An Afterschool Study Group Brushes Up on Ambition and Murder in Mac Beth
There's a mystical connection between the grisly paranormal and teenage girls. Just look at Bloody Mary or the Slender Man. Is there any doubt that if Abigail Williams of The Crucible were a teenage girl in 2019, she would have some dark fascination with the Momo Challenge? So writer-director Erica Schmidt is onto something when she reimagines Shakespeare's most supernatural tragedy as an afterschool group of private school girls studying Macbeth. The concept brims with potential, not all of which is realized in her new adaptation Mac Beth. It is now making its New York debut with Red Bull Theater at the Lucille Lortel Theatre.
Composed almost entirely of Shakespeare's verse, it places the play within the frame of seven uniformed young women meeting in an abandoned lot to incant the tragedy of Macbeth. They throw their scripts down and reenact the witches (Izabel Mar, Sophie Kelly-Hedrick, and Sharlene Cruz) foretelling the reign of Macbeth (Isabelle Fuhrman), and the reign of the descendants of Banquo (Ayana Workman). Lady Macbeth (Ismenia Mendes) is hell-bent on fulfilling this prophecy, but that requires the murder of the current King — and then anyone who might catch wind of this regicide. As the bodies pile up and Macduff (Lily Santiago) travels to England to meet with the rightful heir to the throne, Macbeth becomes increasingly violent and paranoid.
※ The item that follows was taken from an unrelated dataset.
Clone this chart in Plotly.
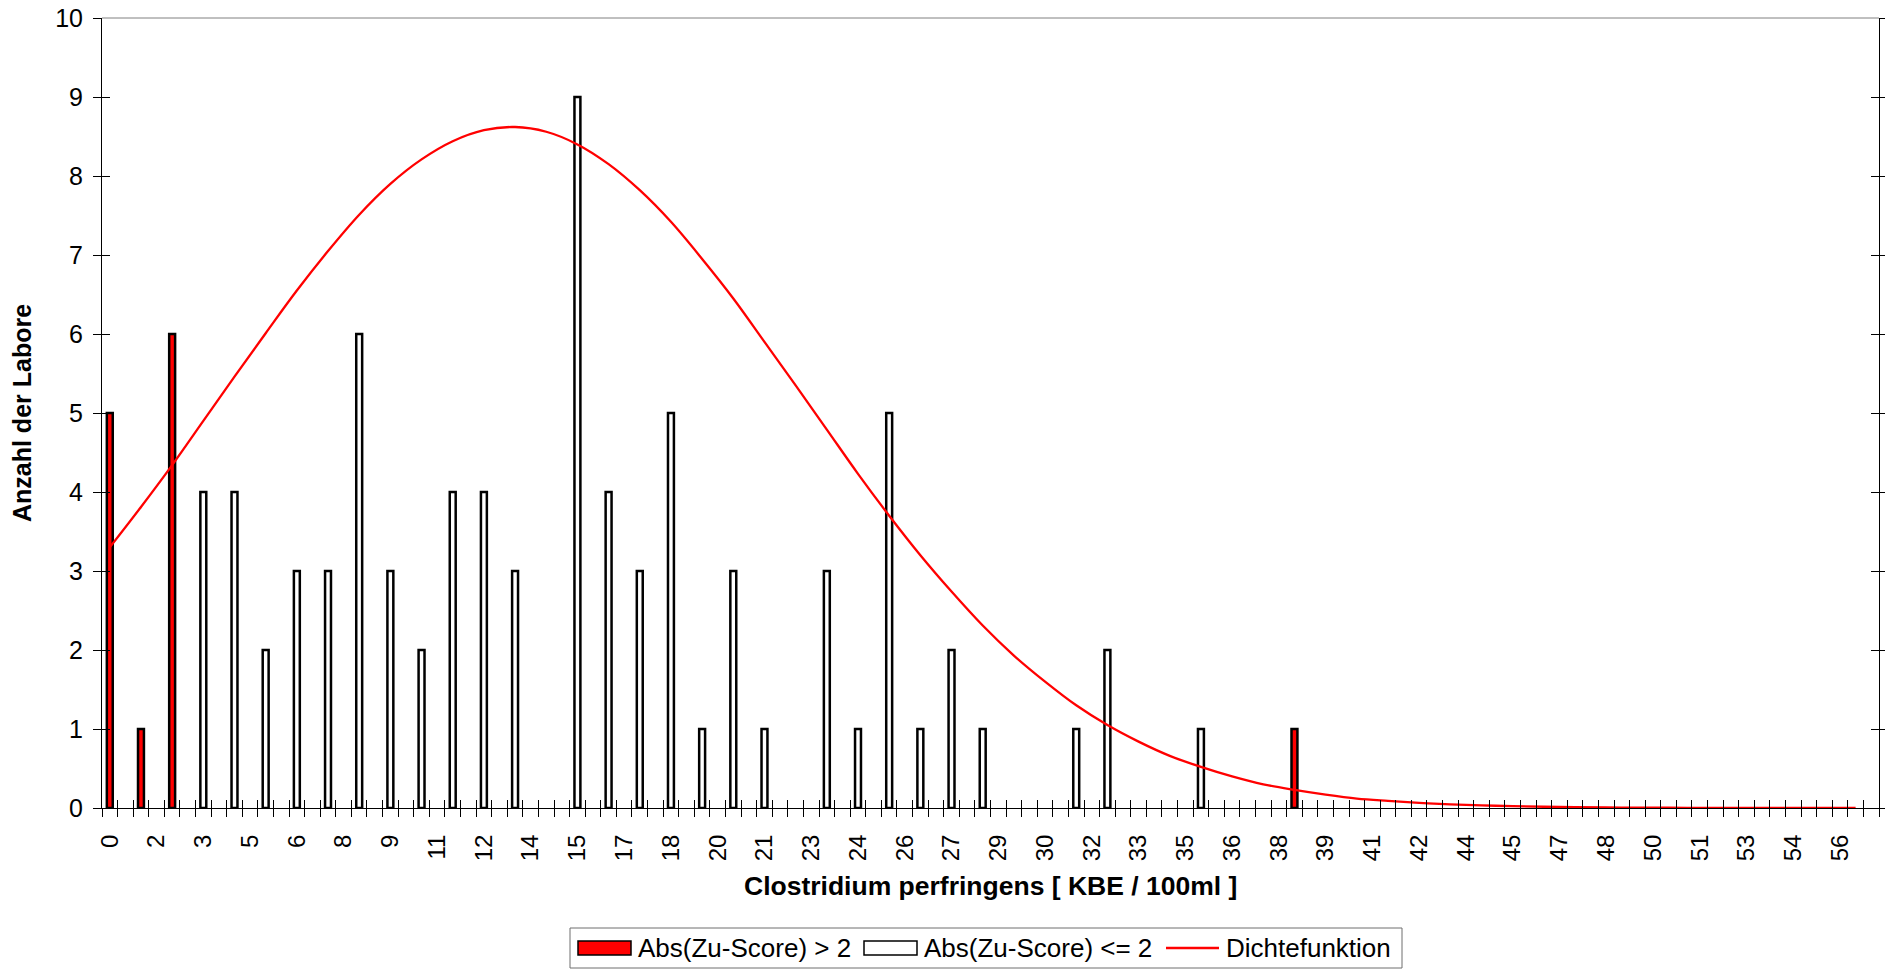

Beyond one shocking artistic liberty at the very end, Mac Beth is essentially just Macbeth, smartly shaved down to 90 minutes and seven actors. That's fine: It's a great play and Schmidt's inventive, seamless staging makes it soar. Her take isn't revolutionary (Shakespeare in the Parking Lot has been staging productions like this for years, and Joe Calarco reimagined Romeo and Juliet for an all-boys private school back in 1997 for the first run of Shakespeare's R & J). But Schmidt's smartly conceived production easily captures the wild DIY magic of the script in the hands of young performers.
Their performances are uniformly committed, even if the verse feels brittle. None of these actors are great Shakespeareans, but they compensate for stilted deliveries with sheer physical passion. This is especially apparent during the "double, double toil and trouble" scene, with the three witches relishing in the gross-out qualities of their foul brew. Mendes's wild eyes and pointed delivery convey Lady Macbeth's ambition to win, and Santiago's grief as Macduff emerges as the most memorable performance of the evening.
Set designer Catherine Cornell has fashioned an earthy and dynamic playground for the performers. It includes a striking and unexpected scenic effect late in the play. Jeff Croiter's lighting shows the passage of time, as the afternoon light cedes to dusk and then, finally, the witching hour. Jessica Pabst makes good use of the tartan elements of the school uniforms without resorting to outfitting the actors in kilts. Erin Bednarz's sound design strategically plucks our nerves and keeps the hairs on our arms standing at attention.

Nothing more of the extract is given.